Dec 2, 2016

“I live in the Old World,” Manuel Noche says, as he gives us a tour inside his house which was built in the late 1950s. It wasn’t hard to see why, as the bungalow retained its original Mid-Century Modern design save for a few new appliances, while most of the furniture, accessories, and décor date back to the bygone era, giving off a nostalgic, familiar air.

Manuel Noche has travelled all over the country in search of historical landmarks others have yet to discover.
Manuel Noche has traveled all over the country in search of historical landmarks others have yet to discover.

The architect and professor, donning crisp pants, a long-sleeved polo, and a bow tie, looked every bit like a proper gentleman. “Modern technology today makes people spend more. They make things look so attractive that they fool people into thinking that they really need them, and everything is so disposable,” Noche laments. But his sentiments do not mean that he is stuck in the past. He considers himself a progressive thinker, extending his penchant and advocacy of preserving history as an author and a trustee of the Heritage Conservation Society. “It’s not that I want to continue the lifestyle of the ’50s, I just appreciate what certain eras have to offer. It’s a very strong attachment to things that define who we are,” he shares.

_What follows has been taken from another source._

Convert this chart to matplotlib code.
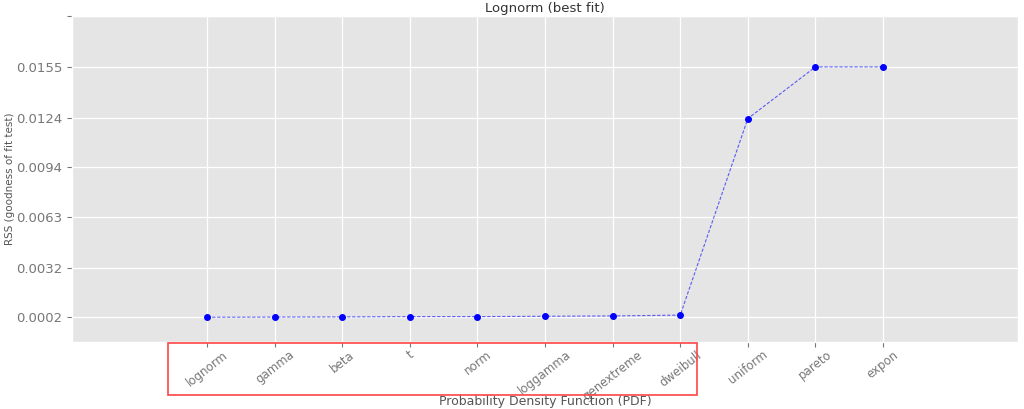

With this in mind, he has travelled all over the Philippines for over 30 years, looking through every nook and cranny for rare, undiscovered historical landmarks which are not in plain sight. He wrote Lonely Sentinels of the Sea, which talked about the Spanish lighthouses in the country, and Puentes de Espana en las Filipinas, highlighting colonial bridges found on different islands. “I wanted to do something that nobody tackles. People were writing about churches and bahay na bato, but we have sources of our colonial past that nobody has documented,” he recalls. “They’re spectacular locations. We have all these legacies in our past, which are very sturdy, and time cannot surpass what the colonial masters were able to provide. And yet we don’t even take care of them.”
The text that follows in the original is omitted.